Specifically for AI modeling and union actors there is now, at least, a contract, a bit more assurance. The union must have been caught in a difficult place. If they did nothing, then actors would be demanding for them to do something and the AI industry might be pitching unfair opportunities to actors, many of whom might be willing to take the money now and hang future risks. Much like the famous Dutch tale of the boy who stuck his finger in the dam to save the village. He had to do something, and he didn’t have time to consider all the options, so he took what action he could.

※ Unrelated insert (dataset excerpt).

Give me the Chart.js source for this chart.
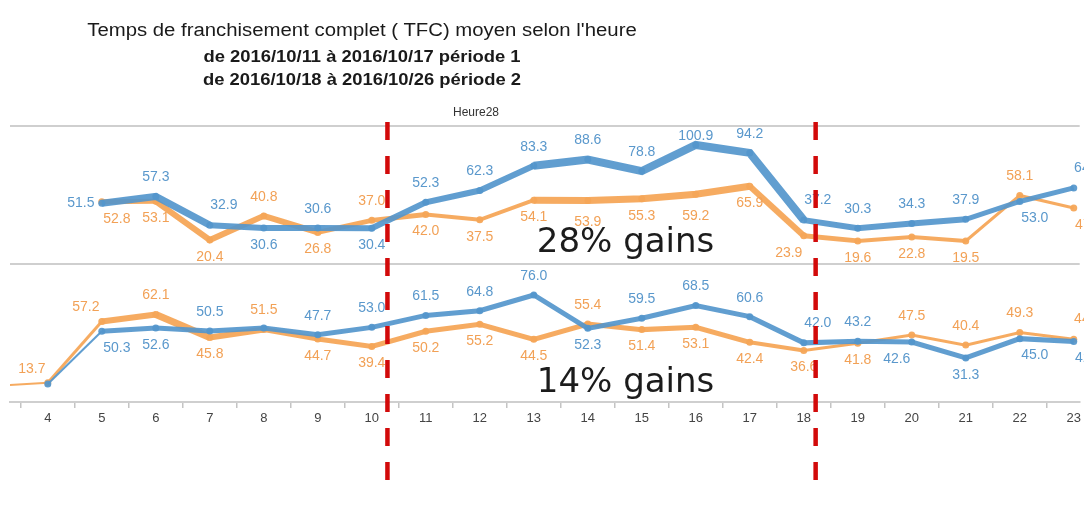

By doing something, SAG is signaling to the AI industry, that to conduct work with a professional actor, there are terms in a contract, that they will have to agree to. I feel that is a positive step forward. I think it will force other AI providers to the table and start the long process of creating a regulated and contracted part of the voiceover business. It also provides a framework that non-union actors can refer to if they want to safely create an AI voice model.

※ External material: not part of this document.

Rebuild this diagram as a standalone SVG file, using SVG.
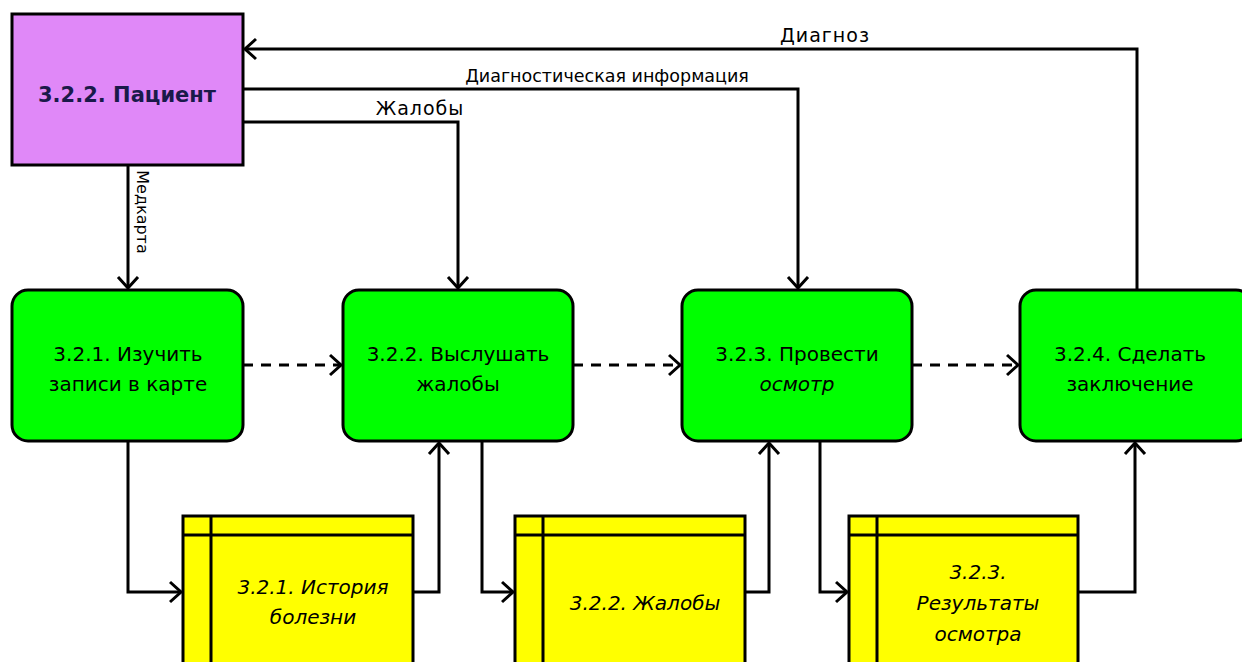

Replica won the prize of having the first AI video game SAG contract. No doubt they will be touting their wares as quickly as they can, to both actors and developers. Their message... We are the good guys in the wild, wild AI West.
I suspect there will be a mad scramble between their competitors to meet with SAG and sign the agreement. And as an actor, going forward, I think I’ll only consider working with an AI provider if they have that contract behind them. The alternative is to put my trust in an unregulated environment where the AI company can construct its own contract with their own objectives.

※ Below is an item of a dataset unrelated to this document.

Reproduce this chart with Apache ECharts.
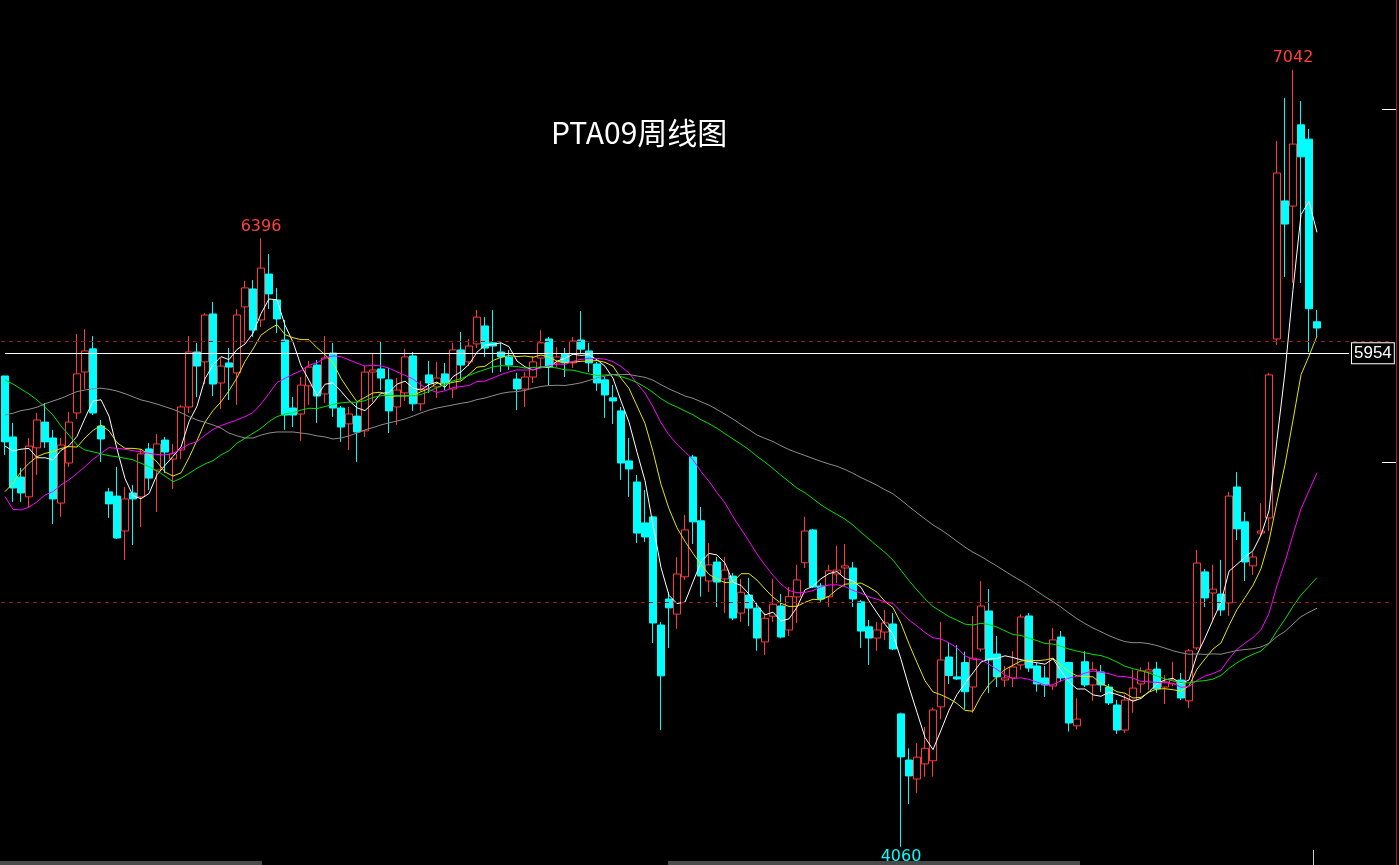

AI voice modeling will undoubtedly create new opportunities while inevitably replacing existing ones. The pendulum will swing back and forth. So consciously, carefully, and contractually embracing the entertaining AI face swap applications out there, alongside the voiceover ones may be the only sensible way forward.
SAG seems to be leading the way. No doubt, we all need to be cautious in the world of AI. But maybe in this case it is better to embrace your perceived enemy and try to find a way to work together.